My thoughts are similar to your own in this, some people might think my attitudes are a bit harsh but I spent the first 50 years of my life mixing with all sorts of people from all walks of life and I've seen a thing or two. My opinions aren't created from some academic treatise on ethics and morality, they come from decades of dealing with real people in the real world.


Attention seeking is absolutely a part of it, and with some people that's almost all of it.


This also hints at another aspect of the same thing - Sympathy seeking. Regardless of whether they're just sympathy seekers or if they're genuinely about to top themselves this pattern shows up in nearly all of them.

Babied as a child and never taught to be independent, they spend the rest of their lives grasping for the same sort of constant praise and external validation that they got from their Mummy when they were like 4 years old. The trouble is that what they want is more than any human can give them, they'll drain all the life and joy out of everyone around them and nothing will ever be enough to fill that feeling of lack that they have.

Self esteem is the key to resolving the issue but this stems from self respect which is something you can't get from other people. It can only come from within. The part that a lot of people don't want to understand is that it's impossible to just start having respect for yourself, you have to earn it. The only way you earn respect for yourself is by doing things that make you proud of yourself. External validation plays no role whatsoever in this process, it's themselves that they have to make proud, not the others around them.

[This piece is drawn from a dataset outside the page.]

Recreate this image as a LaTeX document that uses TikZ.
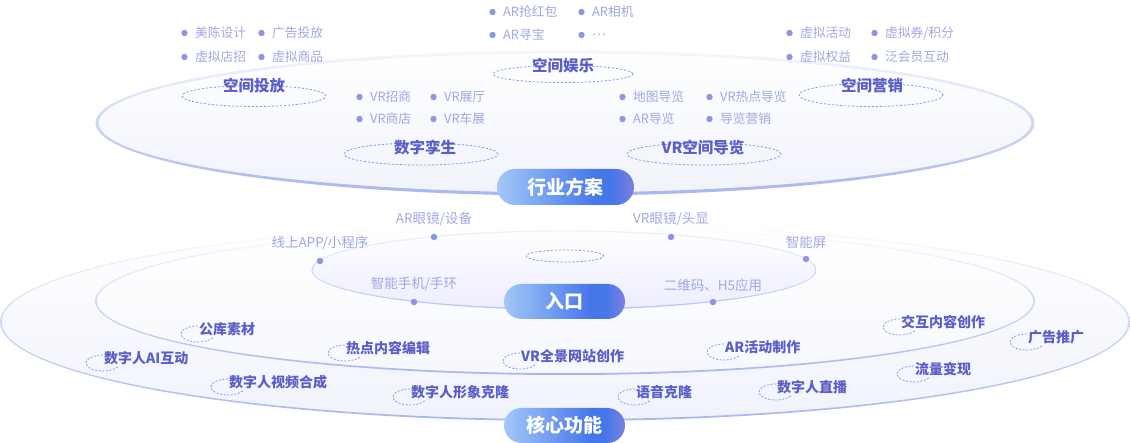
\documentclass[tikz,border=0pt]{standalone}
\usepackage{fontspec}
\setmainfont{Noto Sans CJK SC}
\usetikzlibrary{shapes.geometric}
\usetikzlibrary{positioning}

\definecolor{ringA}{HTML}{EEF2FD}
\definecolor{ringB}{HTML}{A9B6EE}
\definecolor{fillB}{HTML}{F1F3FC}
\definecolor{itemtxt}{HTML}{A0A8E1}
\definecolor{itemdot}{HTML}{8C96E1}
\definecolor{headtxt}{HTML}{5A5FC8}
\definecolor{dashc}{HTML}{7E9EEE}
\definecolor{pillA}{HTML}{A2C7F8}
\definecolor{pillB}{HTML}{4677E9}
\definecolor{pillC}{HTML}{7C80E0}

\pgfdeclarehorizontalshading{pillshade}{100bp}{color(0bp)=(pillA); color(25bp)=(pillA); color(61bp)=(pillB); color(67bp)=(pillB); color(75bp)=(pillC); color(100bp)=(pillC)}

\begin{document}
\begin{tikzpicture}[x=1pt, y=-1pt,
    pill/.style={shade, shading=pillshade, rounded corners=17.5pt, minimum width=121pt, minimum height=35pt, inner sep=0, text=white, font=\fontsize{19}{19}\selectfont\bfseries},
    ghost/.style={ellipse, draw=dashc, dash pattern=on 2.2pt off 1.8pt, line width=0.8pt, inner sep=0},
    head/.style={inner sep=0, text=headtxt, font=\fontsize{15.5}{16}\selectfont\bfseries},
    item/.style={anchor=west, inner sep=0, text=itemtxt, font=\fontsize{12.75}{13}\selectfont},
    edot/.style={circle, fill=itemdot, inner sep=0, minimum size=6.5pt},
    entry/.style={inner sep=0, text=itemtxt, font=\fontsize{13.5}{14}\selectfont},
    feat/.style={anchor=west, inner sep=0, text=headtxt, font=\fontsize{14}{14}\selectfont\bfseries},
    featring/.style={draw=dashc, dash pattern=on 2pt off 1.6pt, line width=0.8pt},
    ringline/.style={top color=white, middle color=ringB!50!white, bottom color=ringB, even odd rule}]

    \useasboundingbox (0,0) rectangle (1130,443);

    % Outer ring
    \shade[top color=white, bottom color=fillB] (565,322) ellipse [x radius=564, y radius=98];
    \shade[ringline] (565,322) ellipse [x radius=565, y radius=99] (565,322) ellipse [x radius=563.2, y radius=97.2];

    % Middle ring
    \shade[top color=white, bottom color=fillB!60] (565,301) ellipse [x radius=469, y radius=73];
    \shade[ringline] (565,301) ellipse [x radius=470, y radius=74] (565,301) ellipse [x radius=468.2, y radius=72.2];

    % Entry ring
    \shade[top color=white, bottom color=blue!7] (564,270) ellipse [x radius=252, y radius=39];
    \shade[top color=ringA, bottom color=ringB!80, even odd rule] (564,270) ellipse [x radius=252.7, y radius=39.7] (564,270) ellipse [x radius=251.3, y radius=38.3];
    \node[ghost, minimum width=78pt, minimum height=12pt] (hub) at (565,256) {};

    % Entry points
    \node[edot] (d1) at (434,237) {};
    \node[edot] (d2) at (671,237) {};
    \node[edot] (d3) at (320,261) {};
    \node[edot] (d4) at (806,259) {};
    \node[edot] (d5) at (414,302) {};
    \node[edot] (d6) at (713,302) {};
    \node[entry, above=7pt of d1] (e1) {AR眼镜/设备};
    \node[entry, above=7pt of d2] (e2) {VR眼镜/头显};
    \node[entry, above=7pt of d3] (e3) {线上APP/小程序};
    \node[entry, above=7pt of d4] (e4) {智能屏};
    \node[entry, above=7pt of d5] (e5) {智能手机/手环};
    \node[entry, above=7pt of d6] (e6) {二维码、H5应用};

    % Core functions
    \foreach \x/\y/\t [count=\i] in {199/329/公库素材, 104/358/数字人AI互动, 229/382/数字人视频合成,
        346/348/热点内容编辑, 521/356/VR全景网站创作, 725/347/AR活动制作,
        411/392/数字人形象克隆, 636/392/语音克隆, 777/387/数字人直播,
        901/322/交互内容创作, 1028/337/广告推广, 915/369/流量变现} {
        \draw[featring] (\x-1,\y-3) arc[start angle=270, end angle=25, x radius=17, y radius=8];
        \node[feat] (f\i) at (\x,\y) {\t};
    }

    % Industry solutions
    \shade[top color=white, bottom color=fillB] (565,123) ellipse [x radius=468, y radius=71];
    \shade[top color=ringA!60!white, middle color=ringB!90!blue!85, bottom color=ringB, even odd rule] (565,123) ellipse [x radius=469.6, y radius=72.6] (565,123) ellipse [x radius=466.4, y radius=69.4];

    \node[ghost, minimum width=144pt, minimum height=21pt] (g1) at (254,96) {};
    \node[ghost, minimum width=140pt, minimum height=17pt] (g2) at (563,74) {};
    \node[ghost, minimum width=154pt, minimum height=22pt] (g3) at (421,154) {};
    \node[ghost, minimum width=154pt, minimum height=22pt] (g4) at (704,154) {};
    \node[ghost, minimum width=144pt, minimum height=23pt] (g5) at (871,95) {};
    \node[head] (h1) at (254,86) {空间投放};
    \node[head] (h2) at (563,66) {空间娱乐};
    \node[head] (h3) at (425,148) {数字孪生};
    \node[head] (h4) at (703,148) {VR空间导览};
    \node[head] (h5) at (872,86) {空间营销};

    \node[item] (t1) at (195,33) {美陈设计};
    \node[item] (t2) at (272,33) {广告投放};
    \node[item] (t3) at (195,57) {虚拟店招};
    \node[item] (t4) at (272,57) {虚拟商品};
    \node[item] (t5) at (503,12) {AR抢红包};
    \node[item] (t6) at (592,12) {AR相机};
    \node[item] (t7) at (503,35) {AR寻宝};
    \node[item] (t8) at (592,35) {…};
    \node[item] (t9) at (370,97) {VR招商};
    \node[item] (t10) at (444,97) {VR展厅};
    \node[item] (t11) at (370,119) {VR商店};
    \node[item] (t12) at (444,119) {VR车展};
    \node[item] (t13) at (633,97) {地图导览};
    \node[item] (t14) at (720,97) {VR热点导览};
    \node[item] (t15) at (633,119) {AR导览};
    \node[item] (t16) at (720,119) {导览营销};
    \node[item] (t17) at (800,33) {虚拟活动};
    \node[item] (t18) at (885,33) {虚拟券/积分};
    \node[item] (t19) at (800,57) {虚拟权益};
    \node[item] (t20) at (885,57) {泛会员互动};
    \foreach \n in {1,...,20} {
        \fill[itemdot] ([xshift=-10.5pt]t\n.west) circle (3.2);
    }

    % Labels
    \node[pill, minimum width=137pt, minimum height=36pt, rounded corners=18pt] (sol) at (565.5,187) {行业方案};
    \node[pill] (entr) at (564.5,301.5) {入口};
    \node[pill] (core) at (564.5,425.5) {核心功能};
\end{tikzpicture}
\end{document}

And that is why the external validation they constantly seek can't help them, in fact people pandering to their desires and constantly trying to prop them up merely reinforces the key problem and validates their feelings of lack of self worth.
I came here to post basically the same thing but was worried about coming across as too harsh as well lol.
I've had several friends like this over the course of my life, and was always better off after cutting them loose. My group of friends has been virtually free of drama for a few years now after doing away with the last couple of these, who wreaked absolute havoc on our mental health.

 
I've had several friends like this over the course of my life, and was always better off after cutting them loose. My group of friends has been virtually free of drama for a few years now after doing away with the last couple of these, who wreaked absolute havoc on our mental health.
It's a lesson most of us only ever learn the hard way. We like to help and support our friends but some people need far more than we can give, far more than anyone can give. Eventually they have to learn to start standing on their own two feet, or not.

The havoc they wreak on our own mental health is a very valid point and one a lot of people like to try and ignore, but consider it from the point of view of a medical emergency responder, the very first rule that they must follow at all times is to avoid danger to themselves before attempting to help others, otherwise they could end up of no help to anyone.